Jesus Broke the Law. Hallelujah! - Word&Way

Jesus Broke the Law. Hallelujah!

The top religious advisor to President Donald Trump defended his policies on detaining immigrant children, claiming Jesus never broke the law. Rather than an aberration, Paula White, the Florida megachurch “prosperity gospel” preacher, demonstrated the feel-good theology of too many Americans that prioritizes order over morality.

Brian KaylorBrian Kaylor“I think so many people have taken biblical scriptures out of context on this, to say stuff like, ‘Well, Jesus was a refugee,’” White, who chairs Trump’s “evangelical” advisory board, told Pat Robertson’s CBN this week. “Yes, he did live in Egypt for three-and-a-half years. But it was not illegal. If he had broken the law then he would have been sinful and he would not have been our Messiah.”

White’s mindset echoes that of an earlier generation of Southern white Christians that criticized Martin Luther King Jr. for breaking the law. Without questioning the morality of the laws that upheld segregation, that generation of white Christians condemned the Baptist prophet who dared to obey God’s laws over people’s laws.

This reading of scriptures misses the fact that many of the famed prophets of the Old Testament challenged authority and even broke laws. Consider, for instance, Daniel refusing to pray to the king and therefore being tossed into the lion’s den. Did Daniel sin because he broke the law? Actually, the moral of the story is precisely the opposite: Daniel did not sin because he broke the law. The real prophets were not those who hung out in the king’s court preaching a false gospel of prosperity.

The story of baby Jesus as a refugee occurred not because of spiritual concerns, but due to the political demand of a bloodthirsty political ruler. Like the brave Hebrew midwives who faithfully disobeyed a pharaoh’s demand to kill newborn boys back in the time of Moses, Joseph and Mary circumvented Herod’s edit. And, by the way, baby Jesus was no more responsible for their actions than are the young immigrants whose parents bring them to the U.S. today — despite White’s implication that such children are law-breakers and sinners due simply to the actions of their parents.

Perhaps she and others have too spiritualized the teachings of Jesus. Why does she think Jesus ended up on a cross? The Romans didn’t care about his divinity. They used crucifixion for political guerrillas that threatened to upset their ruling order. Revolutions in those days sometimes ended with thousands of would-be overthrowers nailed to crosses. With Jesus claiming to be “son of God,” “Messiah” and “Lord” — terms Romans used to describe their emperor — his rhetoric about leading a “kingdom” offered a direct challenge to the political authority of Romans. It should be no surprise he ended up on a cross.

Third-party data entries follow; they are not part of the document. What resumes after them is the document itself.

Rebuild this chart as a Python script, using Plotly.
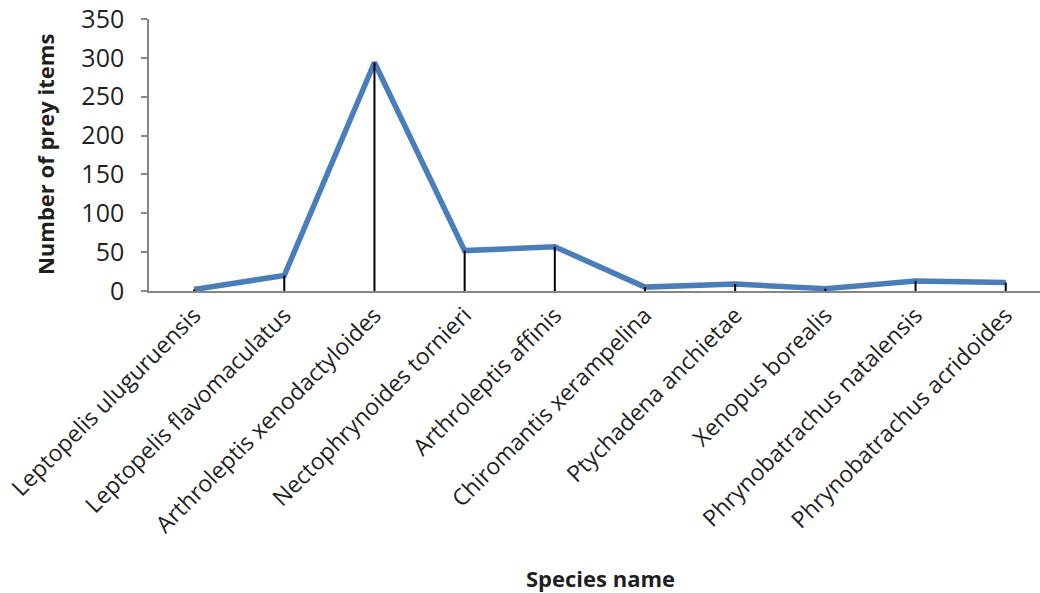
import plotly.graph_objects as go

species = [
    "Leptopelis uluguruensis",
    "Leptopelis flavomaculatus",
    "Arthroleptis xenodactyloides",
    "Nectophrynoides tornieri",
    "Arthroleptis affinis",
    "Chiromantis xerampelina",
    "Ptychadena anchietae",
    "Xenopus borealis",
    "Phrynobatrachus natalensis",
    "Phrynobatrachus acridoides",
]
prey_items = [2, 20, 294, 52, 57, 5, 9, 3, 13, 11]
y_ticks = [0, 50, 100, 150, 200, 250, 300, 350]

FONT = "Open Sans"
TXT = "#1f1f1f"
AXIS = "#868686"

# drop lines from each point to the category axis
drop_x, drop_y = [], []
for s, v in zip(species, prey_items):
    drop_x += [s, s, None]
    drop_y += [0, v, None]

fig = go.Figure()
fig.add_trace(go.Scatter(
    x=species, y=prey_items, mode="lines",
    line=dict(color="#4A7EBB", width=5.5),
    showlegend=False, hoverinfo="x+y",
))
fig.add_trace(go.Scatter(
    x=drop_x, y=drop_y, mode="lines",
    line=dict(color="black", width=2),
    showlegend=False, hoverinfo="skip", connectgaps=False,
))

fig.update_layout(
    width=1040, height=593,
    margin=dict(l=149, r=0, t=19, b=302, autoexpand=False),
    paper_bgcolor="white", plot_bgcolor="white",
    font=dict(family=FONT, color=TXT, size=23),
    xaxis=dict(
        type="category", categoryorder="array", categoryarray=species,
        range=[-0.5, 9.38], showline=True, linecolor=AXIS, linewidth=1.5,
        ticks="", showgrid=False, zeroline=False, tickangle=-45,
        tickfont=dict(family=FONT, size=23, color=TXT), automargin=False,
    ),
    yaxis=dict(
        range=[0, 350], tickvals=y_ticks, showline=True, linecolor=AXIS,
        linewidth=1.5, ticks="outside", ticklen=6, tickcolor=AXIS, tickwidth=1.5,
        showgrid=False, zeroline=False, ticklabelstandoff=12,
        tickfont=dict(family=FONT, size=25, color=TXT), automargin=False,
    ),
    annotations=[
        dict(text="<b>Species name</b>", xref="paper", yref="paper",
             x=0.507, y=-1.055, showarrow=False, xanchor="center", yanchor="middle",
             font=dict(family=FONT, size=22, color=TXT)),
        dict(text="<b>Number of prey items</b>", xref="paper", yref="paper",
             x=-0.1167, y=0.5, textangle=-90, showarrow=False,
             xanchor="center", yanchor="middle",
             font=dict(family=FONT, size=22, color=TXT)),
    ],
)

# remove the browser's default body margin so the figure fills the window exactly
fig.write_html("out.html", config={"displayModeBar": False},
               post_script="document.body.style.margin='0px';")
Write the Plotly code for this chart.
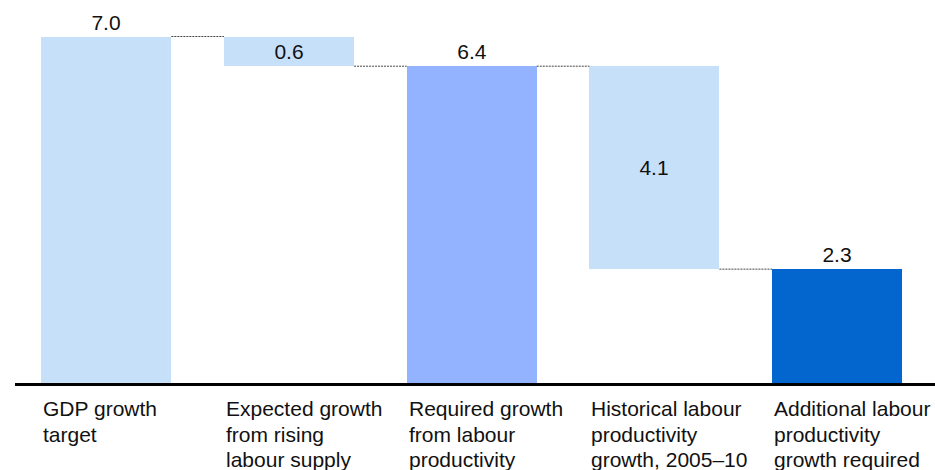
import plotly.graph_objects as go

categories = ["GDP growth<br>target",
              "Expected growth<br>from rising<br>labour supply",
              "Required growth<br>from labour<br>productivity",
              "Historical labour<br>productivity<br>growth, 2005–10",
              "Additional labour<br>productivity<br>growth required"]
values = [7.0, -0.6, 6.4, -4.1, 2.3]
measures = ["total", "relative", "total", "relative", "total"]
labels = ["7.0", "0.6", "6.4", "4.1", "2.3"]
colors = ["#C7E0FA", "#C7E0FA", "#93B2FF", "#C7E0FA", "#0366CF"]

BAR_W = 0.712
FONT = "Liberation Sans, Arial, sans-serif"
LINE_H = 25.7

# compute bases / heights from the values
bases, heights, levels = [], [], []
running = 0.0
for v, m in zip(values, measures):
    if m == "total":
        bases.append(0.0)
        heights.append(v)
        running = v
    else:
        new = running + v
        bases.append(min(running, new))
        heights.append(abs(v))
        running = new
    levels.append(running)

xs = list(range(len(values)))
textpos = ["outside" if m == "total" else "inside" for m in measures]

fig = go.Figure()
fig.add_trace(go.Bar(
    x=xs, y=heights, base=bases, width=BAR_W,
    marker=dict(color=colors, line=dict(width=0)),
    text=labels, textposition=textpos, insidetextanchor="middle",
    constraintext="none", cliponaxis=False,
    textfont=dict(family=FONT, size=21, color="#111111"),
    hoverinfo="skip",
))

shapes = []
for i in range(len(values) - 1):
    shapes.append(dict(
        type="line", xref="x", yref="y",
        x0=i + BAR_W / 2, x1=i + 1 - BAR_W / 2,
        y0=levels[i], y1=levels[i],
        line=dict(color="#444444", width=1, dash="2px,1px"),
    ))

annotations = []
for i, c in enumerate(categories):
    for k, line in enumerate(c.split("<br>")):
        annotations.append(dict(
            x=i - BAR_W / 2, y=0, xref="x", yref="y",
            xanchor="left", yanchor="top", align="left",
            text=line, showarrow=False, yshift=-12 - k * LINE_H,
            font=dict(family=FONT, size=21, color="#111111"),
        ))

fig.update_layout(
    width=935, height=470,
    margin=dict(l=15, r=0, t=10, b=87),
    paper_bgcolor="white", plot_bgcolor="white",
    showlegend=False, bargap=0,
    shapes=shapes, annotations=annotations,
    xaxis=dict(range=[-0.5, 4.536], showticklabels=False, ticks="",
               showgrid=False, zeroline=False, showline=True,
               linecolor="black", linewidth=2.5, fixedrange=True),
    yaxis=dict(range=[0, 373 / 49.5], visible=False, showgrid=False,
               zeroline=False, fixedrange=True),
)

fig.write_html("out.html")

Unfortunately, many of our English translations of the Bible help us miss this connection. Consider the King James Version account in Mark 15 as Jesus is crucified between two “thieves” (v. 27). Some translations use similar words like “robbers” and “criminals.” Yet, earlier in the passage, Barabbas is referred to as someone who had “committed murder in the insurrection” (v. 7). Is this a band of thieves or an insurrectionist group? Some versions do better, such as the New International Version that calls the two on the crosses “rebels” while other translations call them “revolutionaries.”

This translation difference impacts how we read the passage. If Jesus was crucified between two thieves, we can say to ourselves, “Well, Jesus wasn’t a thief so he’s clearly an innocent man being killed.” But, if he was crucified between two rebels and in the place of the key rebel, then we have to ask, “Why would the government kill Jesus like a rebel unless he was actually seen as a threat to their power?”

Jesus broke the law. And we should say “hallelujah” because that led to the cross and the empty tomb. Jesus refused to submit to Caesar, refused to call Caesar “Lord,” “Messiah” or “son of God.” Was that a sin? No. When the king demands blasphemy, breaking the law is faithfulness. When the law is immoral, sinfulness is supporting the powers that created those laws.

Until we figure that out, we will remain slaves to the law. But the law cannot save us.

Brian Kaylor is editor and president of Word&Way.